Flash And Bang

Recently the Prime Minister has turned his attention towards the dying healthcare system of the country, and by the looks of it, PML-N’s usual affinity for grandeur is going to be part of the plan to give the healthcare system a facelift. Thirty-nine hospitals will be built on ‘war-footing’, with a deadline for completion of only eighteen months. The total cost will be of this mega project will be Rs 110 bn. Five of these will be built in the federal capital, with the rest scattered across the country.

These hospitals will literally be holding hundreds of lives in the balance, and compromising on quality can be catastrophic. Haste in search of votes will not get the government anywhere; any lasting improvements to the healthcare system will be remembered by the people and automatically grant PML-N electoral power in 2018. An eighteen-month deadline only to prove a point is really not necessary.

Out of the thirty-nine new hospitals, five will be in the federal capital, which still does not truly address the real problem of access to healthcare for people in rural areas. No one in this country, barring those that can afford treatment at private hospitals, has access to medical services, including many in the federal capital. But the situation in Islamabad is far better when compared to the rest of Pakistan. The doctor to patient ratio in rural areas is far worse. The government needs to build facilities where they are needed rather than where they are most visible.
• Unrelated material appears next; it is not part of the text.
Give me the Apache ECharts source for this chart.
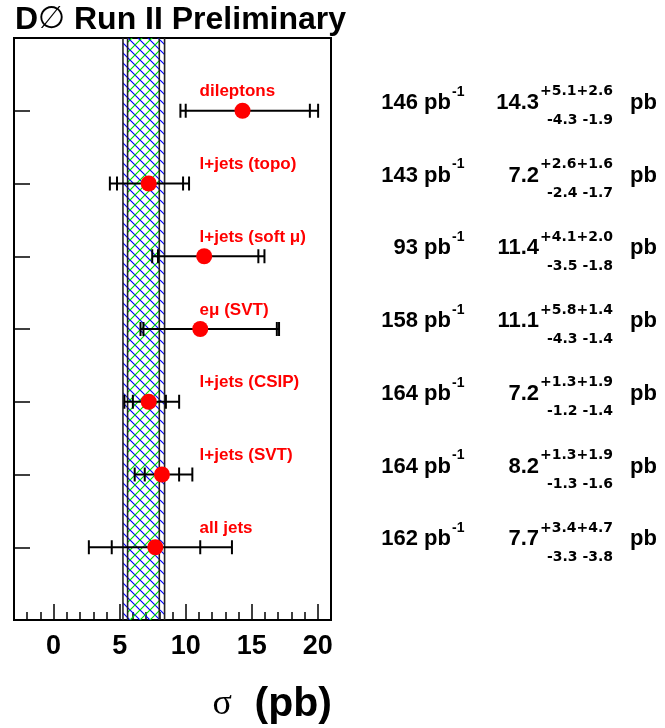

The problem of healthcare is more complex than a simple dearth of hospitals. Doctors choosing to work in urban centres, an increasing number of hacks, the affordability of important life-saving medicines, unstable power supply to existing hospitals during surgeries and an overall funding problem for existing infrastructure are only some of the many aspects that the government needs to work on. Constructing hospitals is of no consequence if the doctors are still performing surgeries from the light of their cellphones in state-of-the-art operation theatres that are not operational. A serious look at the healthcare system is required, one that goes beyond just adding more concrete structures to an incompetent system.